The Patriots
Florence Fein leaves Brooklyn during the Depression for promises of love and a future in accord with her communist idealism in the Soviet Union, a place her parents escaped. Abandoned by the country of her birth, she soon finds herself entrenched in the horrors of the Stalinism she cannot escape.
This is the best book I’ve read in years: beautifully written, evocative, smart, and challenging. The author and publisher are to be congratulated. We’ve all read enough black-and-white gulag tales that leave us numb, judgmental, and holier-than-thou. Exquisite, full, and imperfect characters here created revive the most terminal numbness.
Perhaps the most compelling part is how Florence’s trials (including a show trial, all the more terrifying because of the seemingly brief and distant way it is expounded) are spun down through the lives of the son she had to abandon to be raised in state orphanages when she was sent to Siberia, and then to her grandson. These men are embroiled in modern globalization with a Russian mafia bent that can force its citizens into betrayals and moral contortions with no good options, similar to those of the worst denounce-your-neighbor-before-he-denounces-you communism.
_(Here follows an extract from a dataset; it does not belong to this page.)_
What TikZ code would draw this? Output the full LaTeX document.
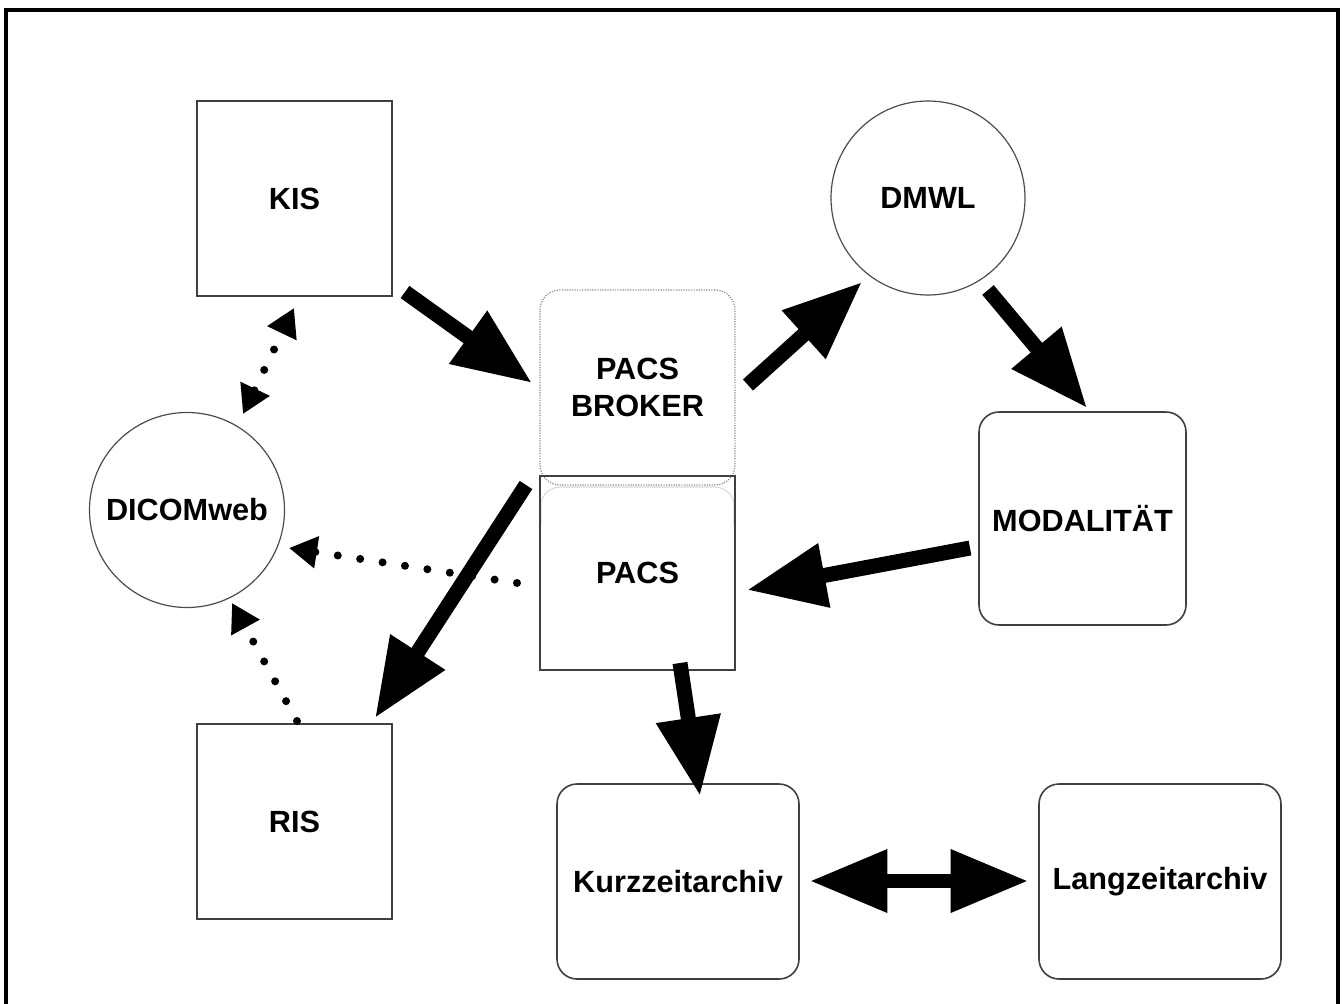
\documentclass[tikz,border=0pt]{standalone}
\usepackage{fontspec}
\setmainfont{Liberation Sans}
\usetikzlibrary{arrows.meta}
\begin{document}
\begin{tikzpicture}[x=0.75pt,y=-0.75pt,
  lbl/.style={font=\fontsize{23}{28}\selectfont\bfseries, align=center, inner sep=0pt},
  sqbox/.style={lbl, draw=black!75, line width=1.2pt, minimum width=146.25pt, minimum height=146.25pt},
  rbox/.style={sqbox, rounded corners=15pt},
  circ/.style={lbl, circle, draw=black!70, line width=0.9pt, minimum size=146.25pt},
  bigarrow/.style={line width=11.25pt, -{Triangle[length=59pt,width=46pt]}},
  bigdouble/.style={line width=10pt, {Triangle[length=58pt,width=45pt]}-{Triangle[length=58pt,width=45pt]}},
  dotarrow/.style={line width=6pt, line cap=round, dash pattern=on 0pt off 17pt, -{Triangle[length=21pt,width=23pt]}},
  dotdouble/.style={line width=6pt, line cap=round, dash pattern=on 0pt off 17pt, {Triangle[length=21pt,width=23pt]}-{Triangle[length=21pt,width=23pt]}}
]
\useasboundingbox (0,0) rectangle (1342,1003);
\fill[white] (0,0) rectangle (1342,1003);
\draw[line width=2.4pt] (6,10) rectangle (1338,1020);

% nodes
\node[sqbox] (kis) at (294.5,198.5) {KIS};
\node[sqbox] (ris) at (294.5,821.5) {RIS};
\node[circ] (dicom) at (187,510) {DICOMweb};
\node[circ, minimum size=145.5pt] (dmwl) at (928,198) {DMWL};
\node[lbl, draw=black!45, densely dotted, line width=0.9pt, rounded corners=15pt,
      minimum width=146.25pt, minimum height=146.25pt] (broker) at (637.5,387.5) {PACS\\BROKER};
\draw[black!15, line width=0.8pt] (541,525) -- (541,505) to[out=90,in=180] (561,487) -- (714,487) to[out=0,in=90] (734,505) -- (734,525);
\node[sqbox, minimum height=145.5pt] (pacs) at (637.5,573) {PACS};
\node[rbox, minimum width=155.25pt, minimum height=159.75pt] (moda) at (1082.5,518.5) {MODALITÄT};
\node[rbox, minimum width=181.5pt] (kurz) at (678,881.5) {Kurzzeitarchiv};
\node[rbox, minimum width=181.5pt] (lang) at (1160,881.5) {Langzeitarchiv};

% arrow end points
\coordinate (a1s) at (405,292); \coordinate (a1e) at (532,383);
\coordinate (a2s) at (748,385); \coordinate (a2e) at (862,282);
\coordinate (a3s) at (988,290); \coordinate (a3e) at (1087,408);
\coordinate (a4s) at (970,548); \coordinate (a4e) at (747,590);
\coordinate (a5s) at (526,485); \coordinate (a5e) at (375,718);
\coordinate (a6s) at (680,663); \coordinate (a6e) at (700,796);
\coordinate (a7s) at (810,881); \coordinate (a7e) at (1028,881);
\coordinate (d1s) at (243,414); \coordinate (d1e) at (294,308);
\coordinate (d2s) at (517,583); \coordinate (d2e) at (289,548);
\coordinate (d3s) at (297,721); \coordinate (d3e) at (232,603);

% solid arrows
\draw[bigarrow] (a1s) -- (a1e);
\draw[bigarrow] (a2s) -- (a2e);
\draw[bigarrow] (a3s) -- (a3e);
\draw[bigarrow] (a4s) -- (a4e);
\draw[bigarrow] (a5s) -- (a5e);
\draw[bigarrow] (a6s) -- (a6e);
\draw[bigdouble] (a7s) -- (a7e);

% dotted arrows
\draw[dotdouble] (d1s) -- (d1e);
\draw[dotarrow] (d2s) -- (d2e);
\draw[dotarrow] (d3s) -- (d3e);
\end{tikzpicture}
\end{document}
Nothing could be of more immediate purport in a world where patriotism of a hateful sort has invaded the very centers of U.S. power.
Krasikov even finds brilliant immediate and telling ways to show us that patriotism to a corporate military-industrial America is no panacea in a Cold War of invasions and forced spread of democracy as ideology.
Not only do I recommend this, I beg you to read The Patriots.